= LISTING =
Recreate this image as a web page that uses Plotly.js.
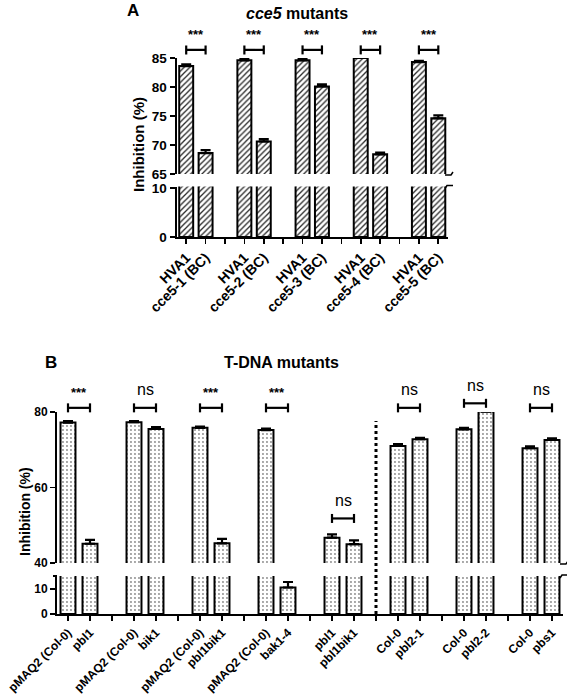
<!DOCTYPE html>
<html><head><meta charset="utf-8">
<script src="https://cdn.plot.ly/plotly-3.0.1.min.js"></script>
<style>html,body{margin:0;padding:0;background:#fff}</style>
</head><body><div id="chart" style="width:567px;height:697px"></div>
<script>
// ---------- Panel A data (cce5 mutants) ----------
const labelsA = ['HVA1','cce5-1 (BC)','HVA1','cce5-2 (BC)','HVA1','cce5-3 (BC)','HVA1','cce5-4 (BC)','HVA1','cce5-5 (BC)'];
const valuesA = [83.6, 68.6, 84.6, 70.6, 84.6, 80.1, 85.0, 68.4, 84.3, 74.6];
const errorsA = [0.3, 0.5, 0.2, 0.4, 0.2, 0.35, 0.0, 0.3, 0.2, 0.5];
const sigA = ['***','***','***','***','***'];

// ---------- Panel B data (T-DNA mutants) ----------
const labelsB = ['pMAQ2 (Col-0)','pbl1','pMAQ2 (Col-0)','bik1','pMAQ2 (Col-0)','pbl1bik1','pMAQ2 (Col-0)','bak1-4',
                 'pbl1','pbl1bik1','Col-0','pbl2-1','Col-0','pbl2-2','Col-0','pbs1'];
const valuesB = [77.2, 45.1, 77.3, 75.5, 75.8, 45.2, 75.2, 10.6, 46.7, 45.0, 71.0, 72.8, 75.4, 80.1, 70.4, 72.6];
const errorsB = [0.4, 1.0, 0.3, 0.5, 0.3, 1.2, 0.4, 2.2, 0.9, 1.0, 0.5, 0.35, 0.4, 0.0, 0.5, 0.4];
const sigB = ['***','ns','***','***','ns','ns','ns','ns'];

// ---------- layout helpers ----------
const W = 567, H = 697;
const FONT = 'Liberation Sans, Arial, sans-serif';
const px = x => x / W;
const py = y => 1 - y / H;
const slots = n => Array.from({length: n}, (_, i) => Math.floor(i / 2) * 3 + (i % 2));
function ticks(labels) {
  const n = (labels.length / 2) * 3 - 1, vals = [], text = [];
  for (let s = 0; s < n; s++) {
    vals.push(s);
    const r = s % 3;
    text.push(r === 2 ? '' : labels[Math.floor(s / 3) * 2 + r]);
  }
  return {vals, text};
}
const xA = slots(labelsA.length), xB = slots(labelsB.length);
const tA = ticks(labelsA), tB = ticks(labelsB);

// panel geometry (pixels)
const A = {x0: 176.5, x1: 448, upTop: 58, upBot: 174, loTop: 186.5, loBot: 237, upRange: [65, 85], loRange: [0, 10.3]};
const B = {x0: 57, x1: 563, upTop: 412, upBot: 563, loTop: 576, loBot: 614, upRange: [40, 80], loRange: [0, 15.2]};

const patA = {shape: '/', fgcolor: '#2a2a2a', bgcolor: '#ffffff', size: 4, solidity: 0.33};
const patB = {shape: '.', fgcolor: '#8a8a8a', bgcolor: '#ffffff', size: 4, solidity: 0.18};

function bars(x, y, err, xa, ya, pat, w) {
  return {
    type: 'bar', x: x, y: y, xaxis: xa, yaxis: ya, width: w,
    marker: {color: '#ffffff', pattern: pat, line: {color: '#000', width: 2}},
    error_y: {type: 'data', symmetric: false, array: err, arrayminus: err.map(() => 0),
              color: '#000', thickness: 2.2, width: 5},
    showlegend: false, hoverinfo: 'skip'
  };
}

const data = [
  bars(xA, valuesA, errorsA, 'x', 'y2', patA, 0.72),
  bars(xA, valuesA, errorsA, 'x2', 'y', patA, 0.72),
  bars(xB, valuesB, errorsB, 'x3', 'y4', patB, 0.68),
  bars(xB, valuesB, errorsB, 'x4', 'y3', patB, 0.68)
];

const tickFont = s => ({family: FONT, size: s, color: '#000', weight: 700});
function xAx(geo, t, anchor, visible, fs) {
  return {
    domain: [px(geo.x0), px(geo.x1)], range: [-0.5, t.vals.length - 0.5], anchor: anchor,
    tickmode: 'array', tickvals: t.vals, ticktext: t.text, tickangle: -45,
    ticks: visible ? 'outside' : '', ticklen: 5, tickwidth: 1.6, tickcolor: '#000',
    showline: visible, linewidth: 2, linecolor: '#000', showticklabels: visible,
    showgrid: false, zeroline: false, tickfont: tickFont(fs), fixedrange: true
  };
}
function yAx(top, bot, range, tv, anchor, fs) {
  return {
    domain: [py(bot), py(top)], range: range, anchor: anchor,
    tickmode: 'array', tickvals: tv, ticks: 'outside', ticklen: 5, tickwidth: 1.6, tickcolor: '#000',
    showline: true, linewidth: 2, linecolor: '#000', showgrid: false, zeroline: false,
    tickfont: tickFont(fs), fixedrange: true
  };
}

const shapes = [], annotations = [];
const frac = (v, r) => (v - r[0]) / (r[1] - r[0]);

function sig(geo, xa, ya, xs, marks, bracketVals, textGapPx) {
  const hPx = geo.upBot - geo.upTop;
  marks.forEach((m, g) => {
    const x0 = xs[2 * g], x1 = xs[2 * g + 1];
    const yb = frac(bracketVals[g], geo.upRange);
    const e = 4.5 / hPx;
    const line = {color: '#000', width: 2.2};
    shapes.push({type: 'line', xref: xa, yref: ya + ' domain', x0: x0, x1: x1, y0: yb, y1: yb, line: line});
    shapes.push({type: 'line', xref: xa, yref: ya + ' domain', x0: x0, x1: x0, y0: yb - e, y1: yb + e, line: line});
    shapes.push({type: 'line', xref: xa, yref: ya + ' domain', x0: x1, x1: x1, y0: yb - e, y1: yb + e, line: line});
    const isNs = m === 'ns';
    annotations.push({
      xref: xa, yref: ya + ' domain', x: (x0 + x1) / 2, y: yb + (isNs ? textGapPx + 3 : textGapPx) / hPx,
      text: m, showarrow: false, xanchor: 'center', yanchor: 'middle',
      font: isNs ? {family: FONT, size: 16, color: '#000'} : {family: FONT, size: 13, color: '#000', weight: 700}
    });
  });
}
sig(A, 'x2', 'y', xA, sigA, sigA.map(() => 86.4), 15);
sig(B, 'x4', 'y3', xB, sigB, [81.1, 81.1, 81.1, 81.1, 51.8, 81.1, 82.3, 81.1], 15);

// dashed divider between pMAQ2 and Col-0 backgrounds (gap after 5th group)
const divSlot = 4 * 3 + 2;
shapes.push({type: 'line', xref: 'x3', yref: 'paper', x0: divSlot, x1: divSlot,
  y0: py(B.loBot), y1: py(421), line: {color: '#000', width: 3, dash: 'dot'}});

// axis break marks (right end and top of lower left axis)
function breakMarks(geo) {
  const xr = geo.x1;
  shapes.push({type: 'path', xref: 'paper', yref: 'paper',
    path: `M ${px(xr - 3)} ${py(geo.upBot + 1)} L ${px(xr + 3)} ${py(geo.upBot + 1)} L ${px(xr + 5)} ${py(geo.upBot - 2)}`,
    line: {color: '#000', width: 1.5}});
  shapes.push({type: 'path', xref: 'paper', yref: 'paper',
    path: `M ${px(xr - 3)} ${py(geo.loTop + 2)} L ${px(xr - 1)} ${py(geo.loTop - 1)} L ${px(xr + 5)} ${py(geo.loTop - 1)}`,
    line: {color: '#000', width: 1.5}});
}
breakMarks(A);
breakMarks(B);
shapes.push({type: 'line', xref: 'paper', yref: 'paper', x0: px(B.x0 - 4), x1: px(B.x0), y0: py(B.loTop), y1: py(B.loTop),
  line: {color: '#000', width: 2}});

// titles
const T = (x, y, text, size, extra) => Object.assign({xref: 'paper', yref: 'paper', x: px(x), y: py(y), text: text,
  showarrow: false, xanchor: 'center', yanchor: 'middle', font: {family: FONT, size: size, color: '#000', weight: 700}}, extra || {});
annotations.push(T(133, 10, 'A', 17));
annotations.push(T(297, 13, '<i>cce5</i> mutants', 16));
annotations.push(T(51, 362, 'B', 17));
annotations.push(T(281, 362, 'T-DNA mutants', 16));
annotations.push(T(139, 145, 'Inhibition (%)', 15, {textangle: -90}));
annotations.push(T(25, 512, 'Inhibition (%)', 14, {textangle: -90}));

const layout = {
  width: W, height: H, margin: {l: 0, r: 0, t: 0, b: 0},
  paper_bgcolor: '#fff', plot_bgcolor: 'rgba(0,0,0,0)', bargap: 0, showlegend: false,
  font: {family: FONT, color: '#000'},
  xaxis: xAx(A, tA, 'y2', true, 14),
  xaxis2: Object.assign(xAx(A, tA, 'y', false, 14), {matches: 'x'}),
  yaxis: yAx(A.upTop, A.upBot, A.upRange, [65, 70, 75, 80, 85], 'x2', 13.5),
  yaxis2: yAx(A.loTop, A.loBot, A.loRange, [0, 10], 'x', 13.5),
  xaxis3: xAx(B, tB, 'y4', true, 12),
  xaxis4: Object.assign(xAx(B, tB, 'y3', false, 12), {matches: 'x3'}),
  yaxis3: yAx(B.upTop, B.upBot, B.upRange, [40, 60, 80], 'x4', 12),
  yaxis4: yAx(B.loTop, B.loBot, B.loRange, [0, 10], 'x3', 12),
  shapes: shapes, annotations: annotations
};

Plotly.newPlot('chart', data, layout, {staticPlot: true, displayModeBar: false});
</script>
</body></html>
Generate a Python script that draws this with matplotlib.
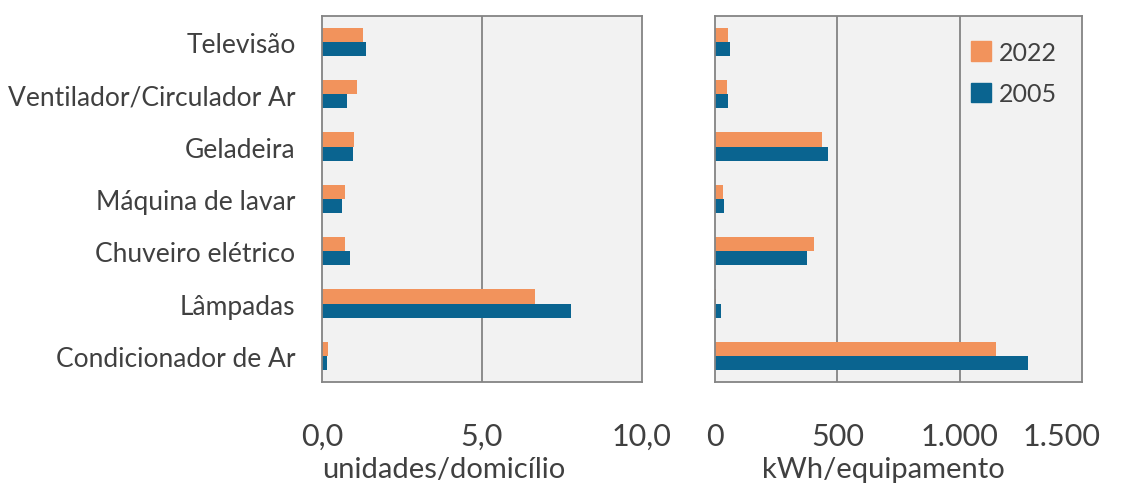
import matplotlib
matplotlib.use("Agg")
import matplotlib.pyplot as plt
import matplotlib.transforms as mtransforms
from matplotlib.patches import Patch
import numpy as np

categories = ["Televisão", "Ventilador/Circulador Ar", "Geladeira", "Máquina de lavar",
              "Chuveiro elétrico", "Lâmpadas", "Condicionador de Ar"]
units_2022 = [1.27, 1.08, 1.00, 0.72, 0.72, 6.65, 0.20]
units_2005 = [1.37, 0.78, 0.96, 0.64, 0.87, 7.78, 0.17]
kwh_2022 = [55, 50, 436, 31, 406, 3, 1150]
kwh_2005 = [61, 52, 461, 37, 378, 23, 1278]
left_ticks = [0, 5, 10]
left_ticklabels = ["0,0", "5,0", "10,0"]
right_ticks = [0, 500, 1000, 1500]
right_ticklabels = ["0", "500", "1.000", "1.500"]
series_names = ["2022", "2005"]
left_title = "unidades/domicílio"
right_title = "kWh/equipamento"

C22 = "#F2935C"
C05 = "#0A6490"
TXT = "#404040"
GRID = "#848484"
FONT = ["Lato", "DejaVu Sans"]
plt.rcParams["font.family"] = FONT

W, H = 1128, 489
fig = plt.figure(figsize=(W / 100, H / 100), dpi=100)
fig.patch.set_facecolor("white")

top_px, bot_px = 16.7, 383.0
axL = fig.add_axes([322 / W, 1 - bot_px / H, (642 - 322) / W, (bot_px - top_px) / H])
axR = fig.add_axes([715 / W, 1 - bot_px / H, (1082 - 715) / W, (bot_px - top_px) / H])

y = np.arange(len(categories))
bh = 0.27

for ax, v22, v05, ticks, tlabels, xmax in [
    (axL, units_2022, units_2005, left_ticks, left_ticklabels, 10),
    (axR, kwh_2022, kwh_2005, right_ticks, right_ticklabels, 1500),
]:
    ax.set_facecolor("#F2F2F2")
    ax.barh(y - bh / 2, v22, height=bh, color=C22, zorder=2)
    ax.barh(y + bh / 2, v05, height=bh, color=C05, zorder=2)
    ax.set_xlim(0, xmax)
    ax.set_ylim(len(categories) - 0.5, -0.5)
    ax.set_xticks(ticks)
    ax.set_xticklabels(tlabels)
    for t in ticks[1:-1]:
        ax.axvline(t, color=GRID, lw=1.3, zorder=1)
    for s in ax.spines.values():
        s.set_color(GRID)
        s.set_linewidth(1.3)
    ax.tick_params(axis="x", length=0, pad=29, labelsize=22, labelcolor=TXT)
    ax.tick_params(axis="y", length=0)

axL.set_yticks(y)
axL.set_yticklabels(categories)
axL.tick_params(axis="y", pad=19, labelsize=19, labelcolor=TXT)
axR.set_yticks([])

# shift last right tick label inward (as in the reference)
lbl = axR.xaxis.get_major_ticks()[-1].label1
lbl.set_transform(lbl.get_transform() + mtransforms.ScaledTranslation(-0.20, 0, fig.dpi_scale_trans))

fig.text(444 / W, 1 - 478 / H, left_title, ha="center", va="baseline", fontsize=21, color=TXT)
fig.text(883 / W, 1 - 478 / H, right_title, ha="center", va="baseline", fontsize=21, color=TXT)

handles = [Patch(color=C22), Patch(color=C05)]
axR.legend(handles, series_names, loc="upper right", bbox_to_anchor=(1.0, 1.0),
           frameon=False, fontsize=18, labelcolor=TXT, handlelength=0.8, handleheight=0.8,
           handletextpad=0.3, labelspacing=0.74, borderaxespad=0.6)

fig.savefig("out.png", dpi=100)
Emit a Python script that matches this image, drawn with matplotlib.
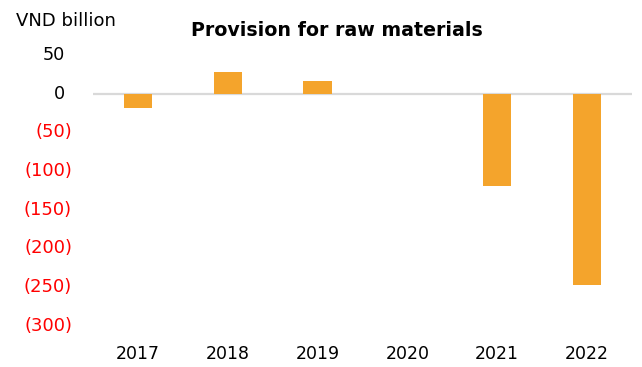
import matplotlib
matplotlib.use('Agg')
import matplotlib.pyplot as plt
from matplotlib.transforms import blended_transform_factory, offset_copy

# Provision for raw materials, VND billion
years = ['2017', '2018', '2019', '2020', '2021', '2022']
provision = [-19, 28, 17, 0, -119, -248]
y_ticks = [50, 0, -50, -100, -150, -200, -250, -300]

plt.rcParams['font.family'] = ['DejaVu Sans']

fig = plt.figure(figsize=(6.42, 3.67), dpi=100)
ax = fig.add_axes([0.1449, 0.1125, 0.8395, 0.7376])

x = list(range(len(years)))
ax.bar(x, provision, width=0.315, color='#F4A42C', zorder=3)
ax.axhline(0, color='#D9D9D9', lw=1.6, zorder=2)

ax.set_xlim(-0.5, len(years) - 0.5)
ax.set_ylim(-300, 50)
for s in ax.spines.values():
    s.set_visible(False)

ax.set_xticks(x, years)
ax.tick_params(axis='x', length=0, pad=14, labelsize=12.5, colors='#000000')
ax.set_yticks(y_ticks)
ax.set_yticklabels([])
ax.tick_params(axis='y', length=0)

# accounting-style y labels: negatives in red parentheses
trans = blended_transform_factory(ax.transAxes, ax.transData)
for v in y_ticks:
    if v < 0:
        label, color, dx, size = f'({-v})', '#FF0000', -21, 13
    else:
        label, color, dx, size = f'{v}', '#000000', -28, 12.7
    ax.text(0, v, label, color=color, fontsize=size, ha='right', va='center',
            transform=offset_copy(trans, fig=fig, x=dx, y=0, units='dots'))

fig.text(337 / 642, 1 - 30 / 367, 'Provision for raw materials',
         ha='center', va='center', fontsize=13.7, fontweight='bold')
fig.text(16 / 642, 1 - 21 / 367, 'VND billion', ha='left', va='center',
         fontsize=13)

fig.savefig('out.png', dpi=100)
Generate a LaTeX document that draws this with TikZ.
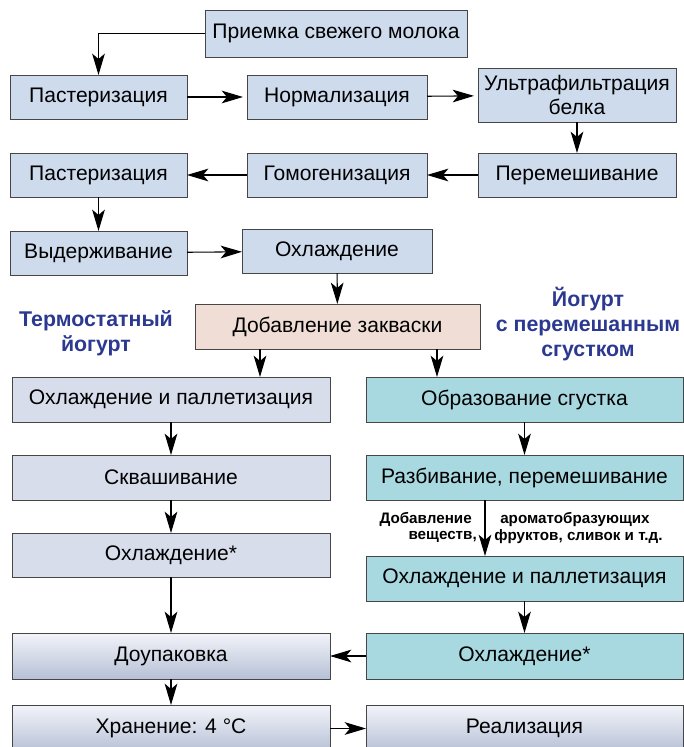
\documentclass[tikz,border=0pt]{standalone}
\usepackage{fontspec}
\setmainfont{Liberation Sans}
\usetikzlibrary{arrows.meta}
\definecolor{bxblue}{RGB}{206,219,237}
\definecolor{bxpink}{RGB}{239,221,214}
\definecolor{bxlav}{RGB}{216,221,236}
\definecolor{bxteal}{RGB}{168,216,224}
\definecolor{grtop}{RGB}{242,244,249}
\definecolor{grbot}{RGB}{182,192,214}
\definecolor{lblblue}{RGB}{43,57,144}
\definecolor{edge}{RGB}{70,70,70}
\tikzset{
  base/.style={draw=edge, line width=0.7pt, inner sep=0pt, outer sep=0pt, align=center,
    font=\fontsize{15.8}{18}\selectfont},
  bblue/.style={base, fill=bxblue},
  bpink/.style={base, fill=bxpink},
  blav/.style={base, fill=bxlav},
  bteal/.style={base, fill=bxteal},
  bgrad/.style={base, top color=grtop, bottom color=grbot},
  arr/.style={-{Stealth[length=16pt,width=9.5pt,inset=4pt]}, line width=0.8pt, black},
  blab/.style={text=lblblue, font=\bfseries\fontsize{16}{19}\selectfont, align=center},
  note/.style={font=\bfseries\fontsize{11.4}{13}\selectfont, inner sep=0pt}
}
% style, name, x1, y1, x2, y2, text  (pixel coordinates)
\newcommand\mkbox[7]{%
  \node[#1, minimum width={(#5-#3)*0.75pt}, minimum height={(#6-#4)*0.75pt}]
    (#2) at ({(#3+#5)/2},{(#4+#6)/2}) {#7};}
\begin{document}
\begin{tikzpicture}[x=0.75pt,y=-0.75pt]
\useasboundingbox (0,0) rectangle (684,747);
\clip (0,0) rectangle (684,747);
% top part
\mkbox{bblue}{a0}{205}{10}{467}{57}{Приемка свежего молока}
\mkbox{bblue}{p1}{10}{75}{187}{119}{Пастеризация}
\mkbox{bblue}{n}{247}{75}{427}{119}{Нормализация}
\mkbox{bblue}{u}{478}{68}{676}{122}{Ультрафильтрация\\белка}
\mkbox{bblue}{m}{478}{153}{676}{197}{Перемешивание}
\mkbox{bblue}{g}{247}{153}{427}{197}{Гомогенизация}
\mkbox{bblue}{p2}{10}{153}{187}{197}{Пастеризация}
\mkbox{bblue}{v}{10}{231}{187}{275}{Выдерживание}
\mkbox{bblue}{o}{242}{229}{432}{273}{Охлаждение}
\mkbox{bpink}{d}{195}{304}{480}{349}{Добавление закваски}
\node[blab] (lt) at (96,333) {Термостатный\\йогурт};
\node[blab] (rt) at (588,324) {Йогурт\\с перемешанным\\сгустком};
% left column
\mkbox{blav}{l1}{12}{377}{330}{422}{Охлаждение и паллетизация}
\mkbox{blav}{l2}{12}{455}{330}{500}{Сквашивание}
\mkbox{blav}{l3}{12}{533}{330}{577}{Охлаждение*}
\mkbox{bgrad}{l4}{12}{633}{330}{679}{Доупаковка}
\mkbox{bgrad}{l5}{12}{705}{330}{752}{Хранение: 4 °C}
% right column
\mkbox{bteal}{r1}{366}{377}{683}{422}{Образование сгустка}
\mkbox{bteal}{r2}{366}{455}{683}{500}{Разбивание, перемешивание}
\mkbox{bteal}{r3}{366}{556}{683}{601}{Охлаждение и паллетизация}
\mkbox{bteal}{r4}{366}{633}{683}{679}{Охлаждение*}
\mkbox{bgrad}{r5}{366}{705}{683}{752}{Реализация}
% notes
\node[note, anchor=east] (n1) at (472,519) {Добавление};
\node[note, anchor=east] (n2) at (477,537) {веществ,};
\node[note, anchor=west] (n3) at (500,519) {ароматобразующих};
\node[note, anchor=west] (n4) at (494,537) {фруктов, сливок и т.д.};
% helper coordinates
\coordinate (xa) at (260,0);
\coordinate (xb) at (437,0);
\coordinate (xc) at (485,0);
% connectors
\draw[arr] (a0.west) -| (p1.north);
\draw[arr, shorten >=3pt] (p1) -- (n);
\draw[arr, shorten >=3pt] (n) -- (u);
\draw[arr] (u) -- (m);
\draw[arr] (m) -- (g);
\draw[arr] (g) -- (p2);
\draw[arr] (p2) -- (v);
\draw[arr] (v) -- (o);
\draw[arr] (o) -- (d);
\draw[arr] (d.south -| xa) -- (l1.north -| xa);
\draw[arr] (d.south -| xb) -- (r1.north -| xb);
\draw[arr] (l1) -- (l2);
\draw[arr] (l2) -- (l3);
\draw[arr] (l3) -- (l4);
\draw[arr] (l4) -- (l5);
\draw[arr] (r1) -- (r2);
\draw[arr] (r2.south -| xc) -- (r3.north -| xc);
\draw[arr] (r3) -- (r4);
\draw[arr] (r4) -- (l4);
\draw[arr] (l5) -- (r5);
\end{tikzpicture}
\end{document}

= WHAT YOU SHOULD DO =
Looking at the listing above, count the lines that contain "draws" and give nothing but the number.

= ANSWER =
2